Durban rivers are polluted with health threatening levels of E.coli bacteria. The faeces levels in the rivers are “hundreds of times over the recommended safety limits for drinking, washing, swimming or canoeing.
One can only wonder if there is any connection between the public toilet known as Durban and the Monday announcement by the “eThekwini” (that must be a Zulu word for “outside shithouse”) Municipality’s Water and Sanitation department to residents in several areas north of Durban that they face a “slow down” in their water supply for at least two days this week.
Don’t you just love these New South African words? Eskom has “load shedding”, and now water supplies are subject to “slow downs”. Ha. They don’t fool me.
Those words are just code for “crumbling infrastructure”
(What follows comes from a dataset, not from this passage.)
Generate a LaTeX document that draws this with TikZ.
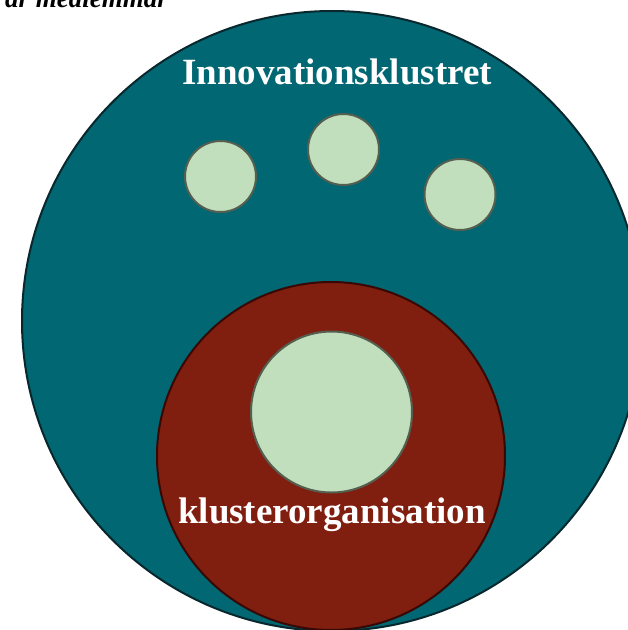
\documentclass[tikz,border=0pt]{standalone}
\usepackage{fontspec}
\setmainfont{Liberation Serif}
\definecolor{teal1}{RGB}{0,103,115}
\definecolor{tealedge}{RGB}{8,40,46}
\definecolor{red1}{RGB}{128,31,16}
\definecolor{rededge}{RGB}{55,8,4}
\definecolor{green1}{RGB}{193,223,188}
\definecolor{greenedge}{RGB}{85,95,80}
\tikzset{
  member/.style={circle, fill=green1, draw=greenedge, line width=2pt, inner sep=0pt},
  lbl/.style={text=white, font=\bfseries\fontsize{37}{40}\selectfont, inner sep=0pt, anchor=base}
}
\begin{document}
\begin{tikzpicture}[x=1pt,y=-1pt]
\useasboundingbox (0,0) rectangle (628,630);
\clip (0,0) rectangle (628,630);
\node[anchor=base west, inner sep=0pt, font=\bfseries\itshape\fontsize{27}{30}\selectfont] (top) at (5,7) {är medlemmar};
\node[circle, fill=teal1, draw=tealedge, line width=2pt, minimum size=620pt, inner sep=0pt] (big) at (332,321) {};
\node[lbl] (t1) at (337,84) {Innovationsklustret};
\node[member, minimum size=71pt] (m1) at (220.5,176.5) {};
\node[member, minimum size=71pt] (m2) at (343.5,149.5) {};
\node[member, minimum size=71pt] (m3) at (460,194.5) {};
\node[circle, fill=red1, draw=rededge, line width=2pt, minimum size=348pt, inner sep=0pt] (org) at (331,456) {};
\node[member, minimum size=161pt] (m4) at (331.5,412) {};
\node[lbl] (t2) at (332,523) {klusterorganisation};
\end{tikzpicture}
\end{document}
The eThekwini Municipality has been singled out as of the “most significant” polluters of some rivers because of the failure to repair burst sewer lines and poor management at some waste-water treatment plants
Potential for spreading more serious water-borne diseases – including hepatitis, typhoid and dysentery could reach epidemic levels very soon. Charming. 
In the lower reaches of the Mbokodweni River, south of Durban, there were reports of children developing welts or sores on their skin from playing in the highly polluted water.
Where the Mlazi River flows into the concrete Umlaas Canal section, “geysers” of raw sewage bubbling up from the bottom of test samples that showed readings of 280 000 counts of E.coli/100ml of water.